Joe Magner - Analyst
That's all I have got. Thanks.
Operator
David Heikkinen, Pickering Energy Partners.
David Heikkinen - Analyst
Actually the question on the Wolfcamp was answered.
Operator
Gil Yang, Citigroup.
Gil Yang - Analyst
On Ibis, you are carried for the well cost up to I think 50 million. If it overruns, do you have to pay?
Mark Papa - Chairman & CEO
No, there is no cap on the well cost. So we are carried until it gets to TD.
Operator
Monroe Helm, CM Energy Partners.
Monroe Helm - Analyst
Great results as usual. I had to step off for a second. So you might have already answered this.
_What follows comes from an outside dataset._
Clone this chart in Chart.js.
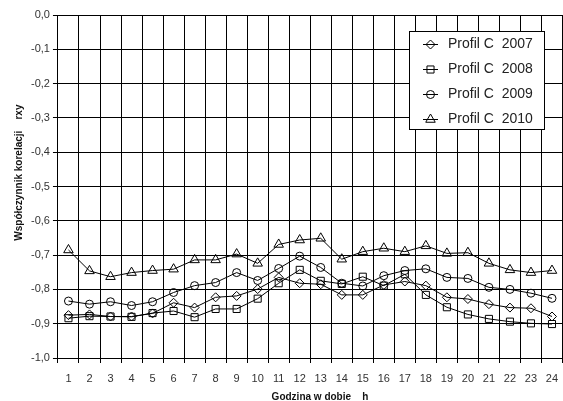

I think early on in the call, you talked about increasing the drawing activity in the Barnett Shale and I just wondered what your outlook is for additional rigs that you're going to need and whether or not you're going to have any built especially for you?
Unidentified Company Representative
Yes, we have contracted for 19 new builds. We are going to get seven of those delivered through '06 and the balance will be coming just over the next 9 to 10 months.
Monroe Helm - Analyst
And how many of those should be for the Barnett Shale?
Unidentified Company Representative
All 19 of them are.
Monroe Helm - Analyst
All 19?
Unidentified Company Representative
Yes.
Monroe Helm - Analyst
Congratulations.
Mark Papa - Chairman & CEO
Thanks, Monroe.
Operator
There are no further questions. I will turn the conference over to Mr. Papa for any additional or closing remarks.
Mark Papa - Chairman & CEO
Okay. I don't have any additional remarks, so thank everyone for paying attention during the call.
Operator
Thank you. That does conclude today's conference call. We thank you for your participation and have a nice day.